Exactly as written, please set down all of the entries again, with no pictures.

* **Rows from a dataset of charts and code**
## START

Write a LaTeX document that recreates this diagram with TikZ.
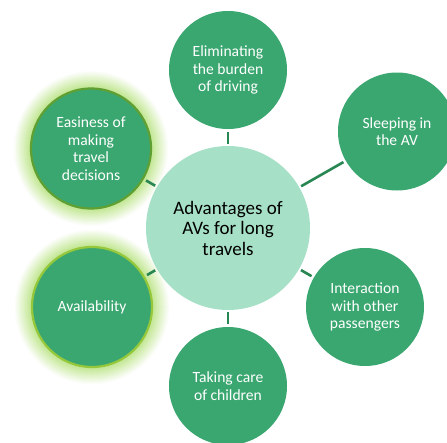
\documentclass[tikz,border=0pt]{standalone}
\usepackage{fontspec}
\setmainfont{Carlito}
\definecolor{sat}{RGB}{58,167,112}
\definecolor{ctr}{RGB}{166,224,198}
\definecolor{conn}{RGB}{40,134,82}
\definecolor{glow}{RGB}{196,232,150}
\definecolor{bordA}{RGB}{96,160,50}
\definecolor{bordB}{RGB}{150,200,60}
\begin{document}
\begin{tikzpicture}[x=1pt,y=-1pt,
  satnode/.style={circle,fill=sat,minimum size=118pt,inner sep=0pt,align=center,text=white,font=\fontsize{15.6}{17.5}\selectfont},
  ctrnode/.style={circle,fill=ctr,minimum size=164pt,inner sep=0pt,align=center,text=black,font=\fontsize{19}{20.5}\selectfont},
  link/.style={draw=conn,line width=2.6pt,shorten <=2pt,shorten >=2.5pt}]
\useasboundingbox (0,0) rectangle (447,442);
\clip (0,0) rectangle (447,442);
% glows
\foreach \i in {0,...,16}{
  \pgfmathsetmacro{\k}{\i*100/16}
  \fill[glow!\k!white] (91,148.5) circle ({78-\i});
  \fill[glow!\k!white] (92,307) circle ({78-\i});
}
\node[ctrnode] (c) at (228,228) {Advantages of\\AVs for long\\travels};
\node[satnode] (top) at (228,70) {Eliminating\\the burden\\of driving};
\node[satnode] (sl) at (397,131.5) {Sleeping in\\the AV};
\node[satnode] (int) at (365,307) {Interaction\\with other\\passengers};
\node[satnode] (bot) at (228,386) {Taking care\\of children};
\node[satnode,draw=bordA,line width=2.2pt,minimum size=120pt] (eas) at (91,148.5) {Easiness of\\making\\travel\\decisions};
\node[satnode,draw=bordB,line width=2.2pt,minimum size=120pt] (av) at (92,307) {Availability};
\draw[link] (c) -- (top);
\draw[link] (c) -- (sl);
\draw[link] (c) -- (int);
\draw[link] (c) -- (bot);
\draw[link] (c) -- (eas);
\draw[link] (c) -- (av);
\end{tikzpicture}
\end{document}
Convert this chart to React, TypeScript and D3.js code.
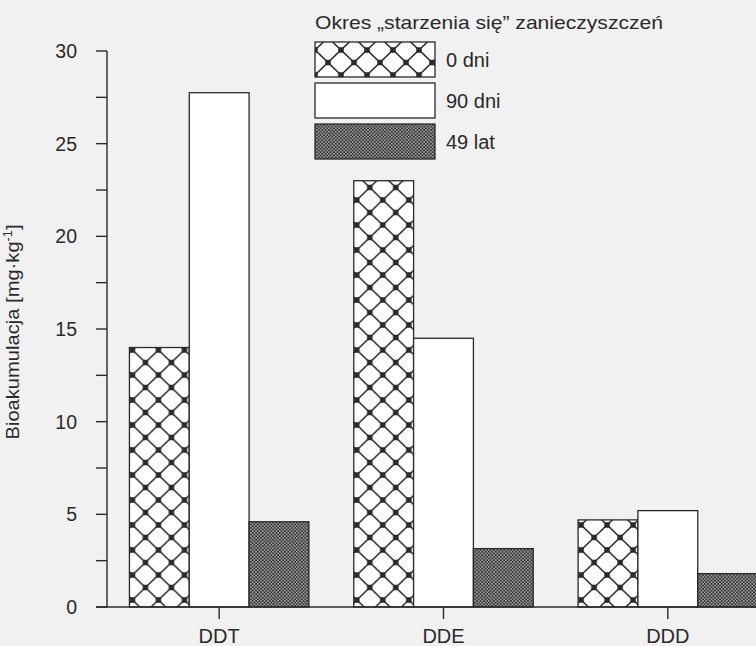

## END

* **Exercise result**
Write a LaTeX document that recreates this diagram with TikZ.
\documentclass[tikz,border=0pt]{standalone}
\usepackage{fontspec}
\setmainfont{Carlito}
\definecolor{sat}{RGB}{58,167,112}
\definecolor{ctr}{RGB}{166,224,198}
\definecolor{conn}{RGB}{40,134,82}
\definecolor{glow}{RGB}{196,232,150}
\definecolor{bordA}{RGB}{96,160,50}
\definecolor{bordB}{RGB}{150,200,60}
\begin{document}
\begin{tikzpicture}[x=1pt,y=-1pt,
  satnode/.style={circle,fill=sat,minimum size=118pt,inner sep=0pt,align=center,text=white,font=\fontsize{15.6}{17.5}\selectfont},
  ctrnode/.style={circle,fill=ctr,minimum size=164pt,inner sep=0pt,align=center,text=black,font=\fontsize{19}{20.5}\selectfont},
  link/.style={draw=conn,line width=2.6pt,shorten <=2pt,shorten >=2.5pt}]
\useasboundingbox (0,0) rectangle (447,442);
\clip (0,0) rectangle (447,442);
% glows
\foreach \i in {0,...,16}{
  \pgfmathsetmacro{\k}{\i*100/16}
  \fill[glow!\k!white] (91,148.5) circle ({78-\i});
  \fill[glow!\k!white] (92,307) circle ({78-\i});
}
\node[ctrnode] (c) at (228,228) {Advantages of\\AVs for long\\travels};
\node[satnode] (top) at (228,70) {Eliminating\\the burden\\of driving};
\node[satnode] (sl) at (397,131.5) {Sleeping in\\the AV};
\node[satnode] (int) at (365,307) {Interaction\\with other\\passengers};
\node[satnode] (bot) at (228,386) {Taking care\\of children};
\node[satnode,draw=bordA,line width=2.2pt,minimum size=120pt] (eas) at (91,148.5) {Easiness of\\making\\travel\\decisions};
\node[satnode,draw=bordB,line width=2.2pt,minimum size=120pt] (av) at (92,307) {Availability};
\draw[link] (c) -- (top);
\draw[link] (c) -- (sl);
\draw[link] (c) -- (int);
\draw[link] (c) -- (bot);
\draw[link] (c) -- (eas);
\draw[link] (c) -- (av);
\end{tikzpicture}
\end{document}
Convert this chart to React, TypeScript and D3.js code.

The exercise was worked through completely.